Hybrid working has reshaped office demand, with many secondary offices now being converted into everything from student accommodation and hotels to laboratories and flats.

Adrian Sheehan is head of real estate at BRM

According to CBRE, nearly £3.5bn of office stock – 5.9m sq ft – was sold between 2022 and 2024 for repurposing. In London, residential leads conversion projects. In Oxford and Cambridge, life sciences is prevalent. In Birmingham, the dominant alternative use has been education. And in Edinburgh, it is hotels.

For landlords and developers, the commercial prospects of converting offices are clear, but the legal pathway is not straightforward. Planning regulations, covenants, leasehold issues and licensing can all delay or derail a change of use.

Certain building works and changes of use can be carried out without a full planning application using permitted development rights (PDR) – effectively a national grant of planning permission. The key right enabling office- or retail-to-residential conversions falls under class MA of the Town and Country Planning (General Permitted Development) (England) Order 2015, which was amended in 2021 to make this route more flexible by removing the 1,500 sq m cap and requirement for the building to be vacant for three months.

Out of office: Guild Tower in Preston is one of the many outdated secondary office blocks across the UK earmarked for repurposing

Class MA is a powerful tool that permits change of use from class E (commercial, business and service uses) to class C3 (residential dwelling houses), subject to conditions and prior approval. Eligible properties include offices, shops, restaurants and gyms. But PDR do not apply to listed buildings, designated areas such as national parks or special protection areas, or conversions to homes in multiple occupation (HMOs). Alterations such as adding windows or doors also usually require separate planning consent.

Converted properties must also meet a myriad of building regulations, including fire safety, ventilation, accessibility, energy efficiency, adequacy of natural light and minimum size standards. Older office buildings may fall short and retrofitting can be costly, especially for specialist buildings such as life sciences assets. Title issues are another common pitfall, with restrictive covenants prohibiting non-office use or easements limiting redevelopment. Leasehold complications can also arise, especially in multi-let assets.

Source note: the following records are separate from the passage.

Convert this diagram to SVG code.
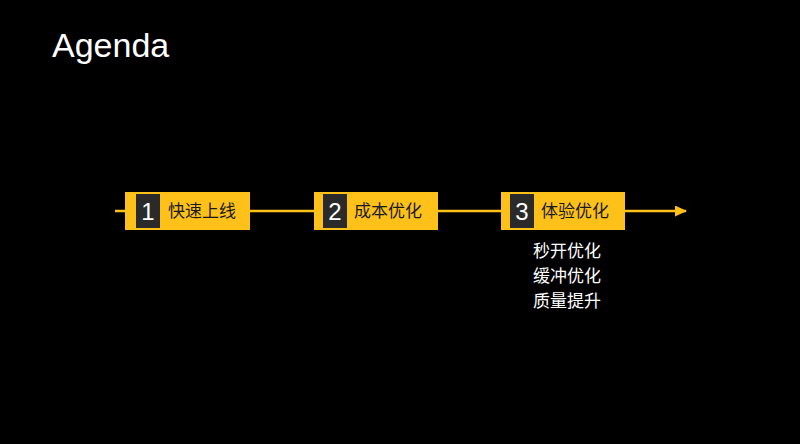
<svg xmlns="http://www.w3.org/2000/svg" width="800" height="444" viewBox="0 0 800 444">
<defs>
<style>
.box{fill:#FDC11A;}
.num{fill:#2A2A2A;}
.numt{fill:#FFFFFF;font-family:"Liberation Sans",Arial,sans-serif;font-size:24px;text-anchor:middle;}
.lbl{fill:#1A1A1A;font-family:"Noto Sans CJK SC",sans-serif;font-size:17px;}
.sub{fill:#FFFFFF;font-family:"Noto Sans CJK SC",sans-serif;font-size:17px;}
.line{stroke:#FDC11A;stroke-width:2.5;fill:none;}
</style>
<marker id="arr" markerWidth="12" markerHeight="11" refX="11" refY="5.5" orient="auto" markerUnits="userSpaceOnUse">
<path d="M0,0 L12,5.5 L0,11 Z" fill="#FDC11A"/>
</marker>
</defs>
<rect width="800" height="444" fill="#000000"/>
<text x="52" y="57" fill="#FFFFFF" font-family="'Liberation Sans',Arial,sans-serif" font-size="34">Agenda</text>
<g id="connectors">
<path class="line" d="M115,211 L686,211" marker-end="url(#arr)"/>
</g>
<g id="node1">
<rect class="box" x="125" y="192" width="125" height="38"/>
<rect class="num" x="136" y="194" width="24" height="34"/>
<text class="numt" x="148" y="220">1</text>
<text class="lbl" x="168" y="217">快速上线</text>
</g>
<g id="node2">
<rect class="box" x="314" y="192" width="124" height="38"/>
<rect class="num" x="323" y="194" width="24" height="34"/>
<text class="numt" x="335" y="220">2</text>
<text class="lbl" x="354" y="217">成本优化</text>
</g>
<g id="node3">
<rect class="box" x="501" y="192" width="124" height="38"/>
<rect class="num" x="510" y="194" width="24" height="34"/>
<text class="numt" x="522" y="220">3</text>
<text class="lbl" x="541" y="217">体验优化</text>
</g>
<g id="sublist">
<text class="sub" x="533" y="257">秒开优化</text>
<text class="sub" x="533" y="282">缓冲优化</text>
<text class="sub" x="533" y="307">质量提升</text>
</g>
</svg>
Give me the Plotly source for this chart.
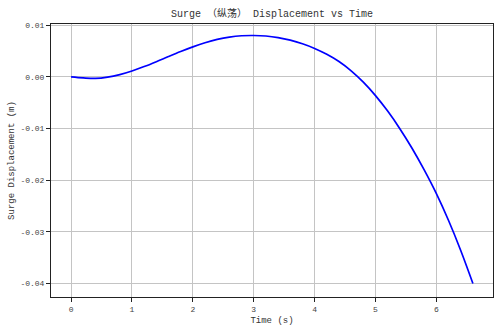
import plotly.graph_objects as go

time_s = [0.0, 0.2, 0.4, 0.6, 0.8, 1.0, 1.2, 1.4, 1.6, 1.8, 2.0, 2.2, 2.4, 2.6, 2.8,
          3.0, 3.2, 3.4, 3.6, 3.8, 4.0, 4.2, 4.4, 4.6, 4.8, 5.0, 5.2, 5.4, 5.6, 5.8,
          6.0, 6.2, 6.4, 6.6]
surge_m = [0.0, -0.0002, -0.0003, -0.00005, 0.00045, 0.00115, 0.0020, 0.00295, 0.00395,
           0.00492, 0.00582, 0.00662, 0.00727, 0.00772, 0.00797, 0.00802, 0.00792, 0.00762,
           0.00712, 0.00642, 0.00552, 0.00437, 0.00297, 0.00117, -0.00103, -0.00363,
           -0.00663, -0.01003, -0.01383, -0.01803, -0.02263, -0.02783, -0.03363, -0.04003]
x_ticks = [0, 1, 2, 3, 4, 5, 6]
y_ticks = [0.01, 0.0, -0.01, -0.02, -0.03, -0.04]
y_tick_text = ["0.01", "0.00", "-0.01", "-0.02", "-0.03", "-0.04"]

FONT = "Liberation Mono, Noto Sans CJK SC, monospace"

fig = go.Figure()
fig.add_trace(go.Scatter(x=time_s, y=surge_m, mode="lines", line_shape="spline",
                         line=dict(color="#0000ff", width=1.7), showlegend=False))

axis_common = dict(showline=True, linecolor="#222222", linewidth=1, mirror=True,
                   showgrid=True, gridcolor="#c4c4c4", gridwidth=1,
                   ticks="outside", ticklen=4, tickcolor="#222222",
                   zeroline=False, tickfont=dict(family=FONT, size=8, color="#444444"))

fig.update_layout(
    width=499, height=331,
    margin=dict(l=51, r=6, t=24, b=34),
    paper_bgcolor="white", plot_bgcolor="white",
    font=dict(family=FONT, color="#333333"),
    title=dict(text="Surge （纵荡） Displacement vs Time", x=0.545, xanchor="center",
               y=0.96, yanchor="middle", font=dict(family=FONT, size=10, color="#333333")),
    xaxis=dict(range=[-0.33, 6.93], tickvals=x_ticks, ticktext=[str(v) for v in x_ticks],
               title=dict(text="Time (s)", font=dict(family=FONT, size=9), standoff=4),
               **axis_common),
    yaxis=dict(range=[-0.04265, 0.01025], tickvals=y_ticks, ticktext=y_tick_text,
               title=dict(text="Surge Displacement (m)", font=dict(family=FONT, size=9), standoff=4),
               **axis_common),
)

fig.write_html("out.html")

Environmental requirements

Environmental compliance is also critical, but requirements differ depending on the building’s intended use. For residential properties, domestic Minimum Energy Efficiency Standards (MEES) regulations apply, requiring a minimum Energy Performance Certificate (EPC) ‘E’ rating to let, unless an exemption is in place. For commercial properties, non-domestic MEES also require a minimum of ‘E’, although the assessment methodology is more complex. Understanding the standards is vital, particularly in light of government plans to raise minimum EPC thresholds in the coming years.

Then there are financial obligations. Payments due under Section 106 agreements and Community Infrastructure Levy charges can affect viability. These vary by local authority and must be factored into early feasibility assessments.

Finally, sector-specific regulations may apply. Hotels require licensing and must meet hospitality standards. Student accommodation may need HMO licensing. Labs must comply with biosafety and health regulations.

Education providers face Department for Education or Office for Students rules. Each brings its own legal framework.

We have seen strong client interest in office conversions locally and nationally, and our real estate team advises clients on how to use specific PDR for conversion from commercial, business or service uses to residential, without the need for planning permission. But buyers must conduct thorough legal due diligence before committing, addressing all laws and compliance requirements. That means working with legal professionals experienced in repurposing so projects are commercially and legally sound.